Temporaire au départ, finalement prolongée jusqu’à octobre, la fermeture de la médiathèque Saint-Exupéry, à Bagatelle, indigne de nombreux habitants et associations de ce quartier populaire de Toulouse (Haute-Garonne). Depuis début janvier, ils attendent en vain de voir ses portes closes se rouvrir. « La bibliothèque est l’un des rares équipements culturels avec le centre Henri Desbals et la ludothèque. Elle n’a pas seulement une vocation de bibliothèque. C’est un vrai lieu de vie. Pour de nombreux enfants, c’est un endroit calme où faire leurs devoirs, se documenter, accéder à un ordinateur et le seul moyen d’accéder aux livres et à la culture », explique Delphine, une parente d’élève de l’école élémentaire Falcucci à l’origine avec d’autres d’une pétition en ligne qui a réuni quelque 1 500 signatures.
Une réduction des horaires d’ouverture dans tous les établissements
Les 22 bibliothèques et médiathèques de Toulouse sont concernées par le gel des recrutements et les coupes budgétaires décidés par la mairie en décembre 2024 qui ont conduit ces établissements, en raison du manque de personnel, à réduire leurs horaires mais aucune n’a fermé durablement, sauf celle de Bagatelle. Une exception qui pour les parents d’élèves « accentue encore les inégalités par rapport à des quartiers plus aisés ».
La municipalité se justifie en évoquant « la survenance de difficultés de personnel, antérieures au contexte budgétaire contraint » qui « a forcé la collectivité à fermer la bibliothèque Saint-Exupéry au grand public dans l’attente d’un nouveau recrutement ». La mairie de Toulouse explique avoir voulu profiter de ce laps de temps pour programmer des travaux de rénovation, initialement prévus en fin d’année. « Ce sont des travaux lourds qui concernent le remplacement des centrales de traitement d’air, de tous les faux plafonds et le remplacement partiel de la chaufferie. La collectivité va également entreprendre le rafraîchissement de la salle d’animation. Le budget prévisionnel de ce chantier, nécessitant la fermeture de l’établissement, est évalué à 500 000 euros », précise la collectivité qui dit s’organiser pour « pouvoir au plus vite accueillir les enfants au centre culturel Desbals pour y faire leurs devoirs ». Elle oriente les autres habitants du quartier vers la Médiathèque Grand M située dans le quartier du Mirail, de l’autre côté du périphérique.
« La mairie reste arc-boutée sur sa politique d’austérité »
Mais depuis début mars, la grogne s’intensifie. Corinne, bénévole au sein de la Maison de quartier, association créée et gérée depuis 1973 par des habitants de Bagatelle, voit cette fermeture prolongée comme un nouvel « abandon des pouvoirs publics ». « Bagatelle est un quartier en souffrance qui ne tient que grâce à son tissu associatif et à ses acteurs culturels.

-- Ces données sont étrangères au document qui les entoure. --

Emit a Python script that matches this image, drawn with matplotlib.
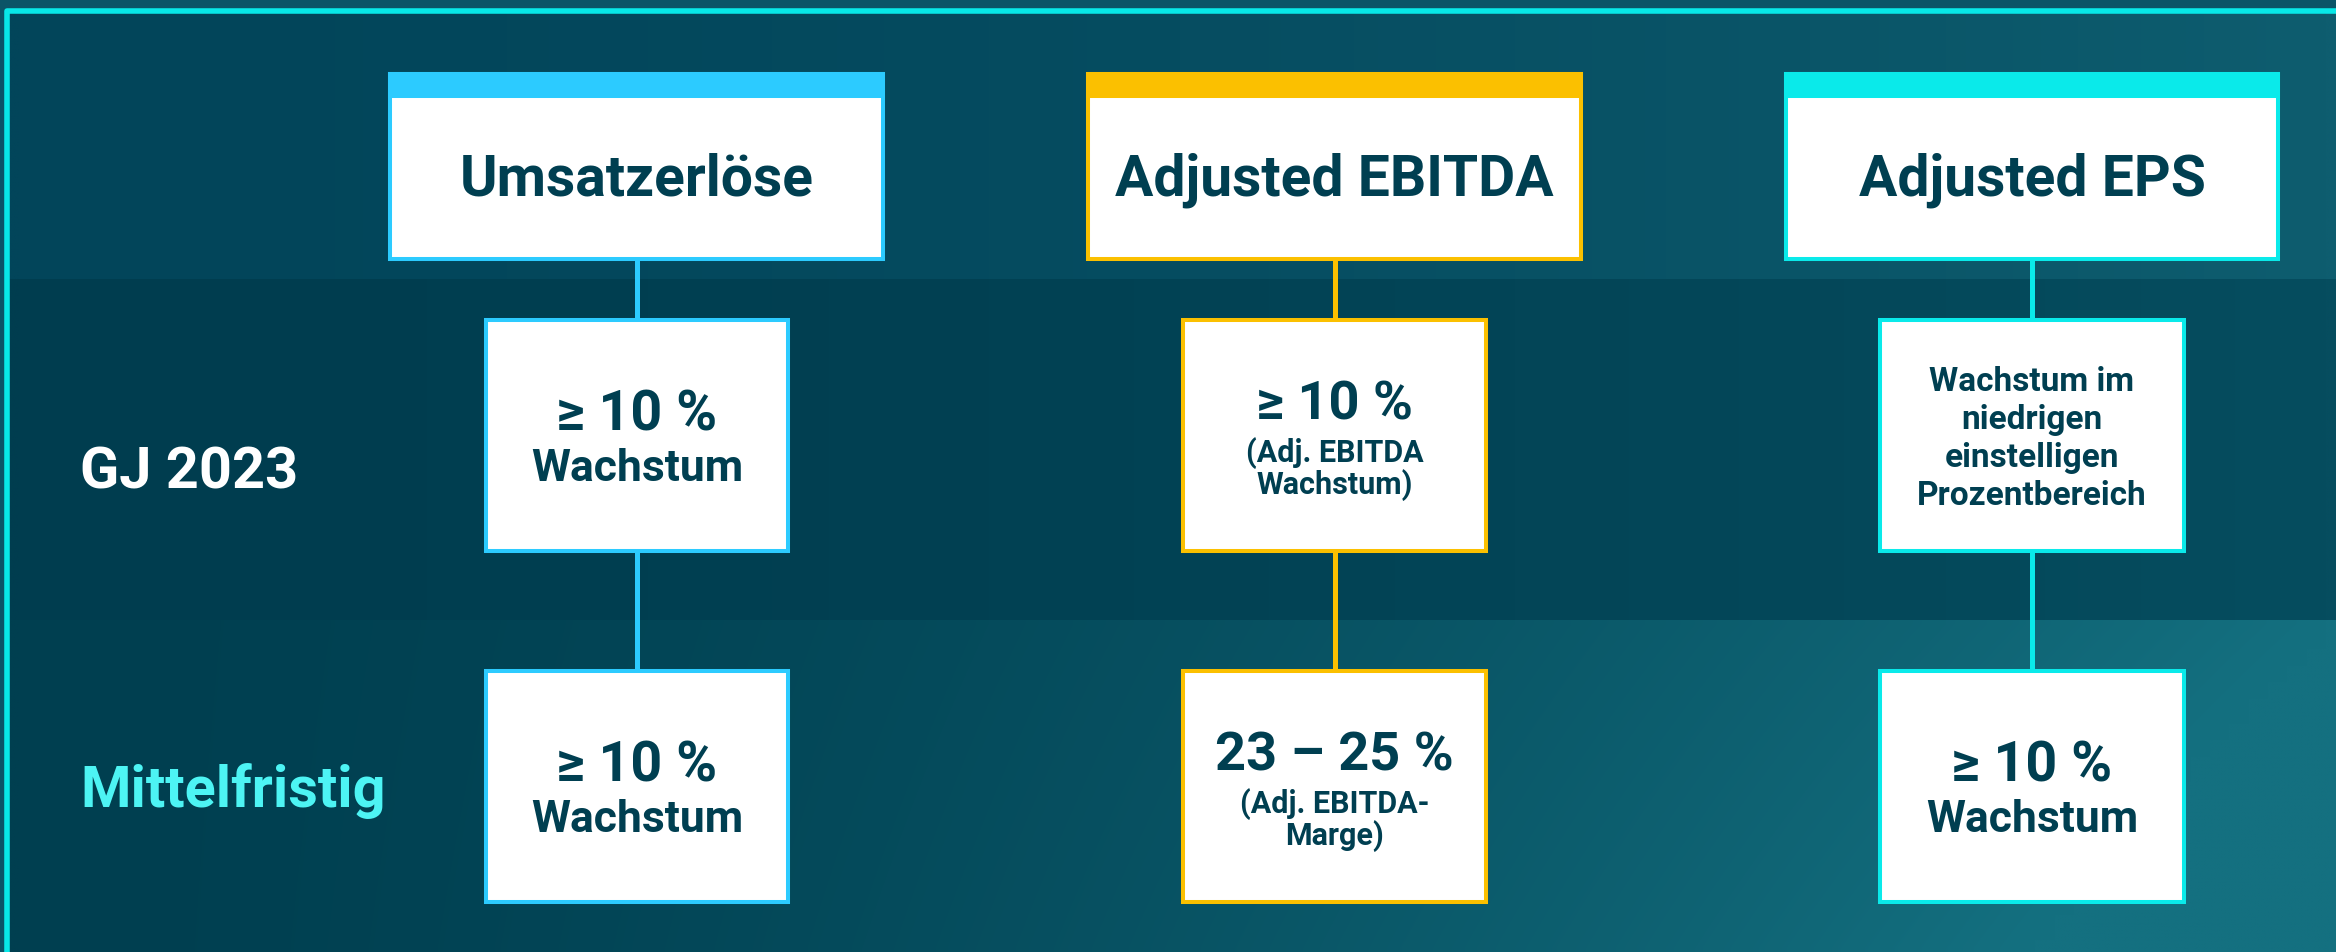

Il est classé prioritaire mais en quoi ? Pour la misère ? ». Comme beaucoup d’acteurs associatifs du quartier, également concernés par les coupes budgétaires, elle a répondu ce jeudi 10 avril à l’appel à rassemblement de plusieurs syndicats, devant la bibliothèque, pour dénoncer la situation. Aïcha, maman de trois enfants était là aussi. « Je suis née ici, j’ai grandi ici et j’ai fréquenté la bibliothèque. Elle est très importante pour le quartier, on ne peut pas la fermer ainsi ». Alors que la mairie annonce un recrutement pour le mois d’octobre, Nicolas Rébier, bibliothécaire et élu CGT Mairie de Toulouse, assure que les deux postes vacants de la médiathèque pourraient être pourvus dès maintenant. « Nous avons la ressource en interne mais la mairie reste arc-boutée sur sa politique d’austérité », estime le syndicaliste qui fait état de « 896 heures d’ouverture perdues » dans les vingt-deux bibliothèques du réseau entre le 21 décembre et le 7 avril.
Au-delà de Bagatelle, l’établissement et ses rideaux tirés sont devenus au fil des semaines le symbole d’une contestation plus large contre des décisions municipales qui affectent le monde associatif et culturel et qui, pour les bibliothèques et les centres culturels de la ville, pourraient se traduire par une baisse de 60 % de leur budget de fonctionnement.